**PROBLEM TO WORK ON**. Omit pictures and quote the listing below line by line, from its start through the line that holds "return 1 - py / H".

**MATERIAL PROVIDED**.
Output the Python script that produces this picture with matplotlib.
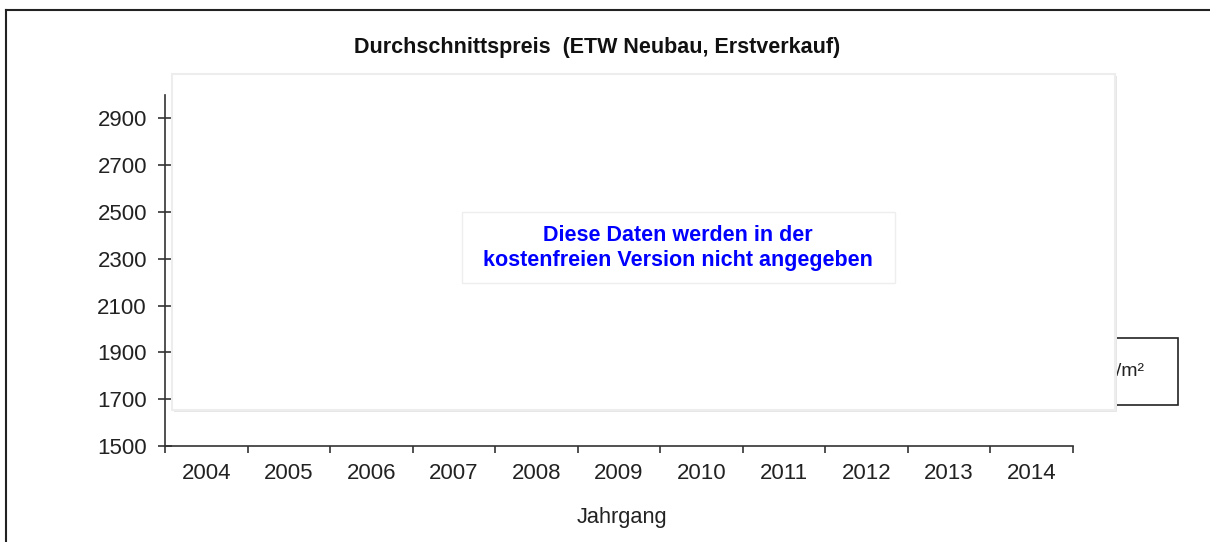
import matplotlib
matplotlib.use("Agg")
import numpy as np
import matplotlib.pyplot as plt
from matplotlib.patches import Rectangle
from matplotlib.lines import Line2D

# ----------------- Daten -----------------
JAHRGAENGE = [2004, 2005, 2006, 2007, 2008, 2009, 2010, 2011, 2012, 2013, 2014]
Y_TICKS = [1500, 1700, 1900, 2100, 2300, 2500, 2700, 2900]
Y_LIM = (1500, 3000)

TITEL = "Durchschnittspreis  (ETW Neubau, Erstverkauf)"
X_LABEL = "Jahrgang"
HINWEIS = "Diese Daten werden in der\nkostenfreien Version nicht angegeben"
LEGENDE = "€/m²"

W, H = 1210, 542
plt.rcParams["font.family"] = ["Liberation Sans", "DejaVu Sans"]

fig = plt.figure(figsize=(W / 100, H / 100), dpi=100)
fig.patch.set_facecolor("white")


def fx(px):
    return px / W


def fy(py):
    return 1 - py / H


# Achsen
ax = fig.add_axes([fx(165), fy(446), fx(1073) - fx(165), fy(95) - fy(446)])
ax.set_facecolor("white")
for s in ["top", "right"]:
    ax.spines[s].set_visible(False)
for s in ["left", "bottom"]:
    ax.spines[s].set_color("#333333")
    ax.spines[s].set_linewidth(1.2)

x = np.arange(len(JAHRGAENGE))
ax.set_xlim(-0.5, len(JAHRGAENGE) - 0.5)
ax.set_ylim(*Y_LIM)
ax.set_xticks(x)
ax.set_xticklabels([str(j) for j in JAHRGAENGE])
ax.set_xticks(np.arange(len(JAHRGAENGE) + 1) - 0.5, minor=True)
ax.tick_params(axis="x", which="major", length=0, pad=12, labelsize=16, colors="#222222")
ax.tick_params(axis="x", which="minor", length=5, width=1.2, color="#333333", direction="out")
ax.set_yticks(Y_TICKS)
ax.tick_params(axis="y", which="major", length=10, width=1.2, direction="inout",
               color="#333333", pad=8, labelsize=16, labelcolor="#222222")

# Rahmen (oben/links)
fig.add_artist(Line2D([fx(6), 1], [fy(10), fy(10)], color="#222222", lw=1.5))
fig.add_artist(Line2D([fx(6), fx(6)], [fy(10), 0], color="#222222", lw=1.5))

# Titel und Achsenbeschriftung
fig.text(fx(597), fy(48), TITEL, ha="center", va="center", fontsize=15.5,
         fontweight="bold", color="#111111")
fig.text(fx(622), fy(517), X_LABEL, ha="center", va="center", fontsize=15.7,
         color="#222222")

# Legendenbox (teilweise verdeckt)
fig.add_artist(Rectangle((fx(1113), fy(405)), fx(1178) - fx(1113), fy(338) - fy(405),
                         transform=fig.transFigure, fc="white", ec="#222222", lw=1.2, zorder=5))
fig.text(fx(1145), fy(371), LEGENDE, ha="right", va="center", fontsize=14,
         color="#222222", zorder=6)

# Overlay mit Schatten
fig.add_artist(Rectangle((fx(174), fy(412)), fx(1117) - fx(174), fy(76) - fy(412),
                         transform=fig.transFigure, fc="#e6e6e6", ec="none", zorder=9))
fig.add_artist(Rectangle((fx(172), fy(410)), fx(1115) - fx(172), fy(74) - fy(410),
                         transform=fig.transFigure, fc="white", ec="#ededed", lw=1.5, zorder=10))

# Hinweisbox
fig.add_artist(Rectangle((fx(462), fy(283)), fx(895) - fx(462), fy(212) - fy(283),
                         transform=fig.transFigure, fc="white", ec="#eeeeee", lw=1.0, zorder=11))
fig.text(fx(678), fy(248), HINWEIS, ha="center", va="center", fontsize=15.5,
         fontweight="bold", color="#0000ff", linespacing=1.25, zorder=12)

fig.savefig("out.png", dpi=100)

**TASK OUTPUT**.
Output the Python script that produces this picture with matplotlib.
import matplotlib
matplotlib.use("Agg")
import numpy as np
import matplotlib.pyplot as plt
from matplotlib.patches import Rectangle
from matplotlib.lines import Line2D

# ----------------- Daten -----------------
JAHRGAENGE = [2004, 2005, 2006, 2007, 2008, 2009, 2010, 2011, 2012, 2013, 2014]
Y_TICKS = [1500, 1700, 1900, 2100, 2300, 2500, 2700, 2900]
Y_LIM = (1500, 3000)

TITEL = "Durchschnittspreis  (ETW Neubau, Erstverkauf)"
X_LABEL = "Jahrgang"
HINWEIS = "Diese Daten werden in der\nkostenfreien Version nicht angegeben"
LEGENDE = "€/m²"

W, H = 1210, 542
plt.rcParams["font.family"] = ["Liberation Sans", "DejaVu Sans"]

fig = plt.figure(figsize=(W / 100, H / 100), dpi=100)
fig.patch.set_facecolor("white")


def fx(px):
    return px / W


def fy(py):
    return 1 - py / H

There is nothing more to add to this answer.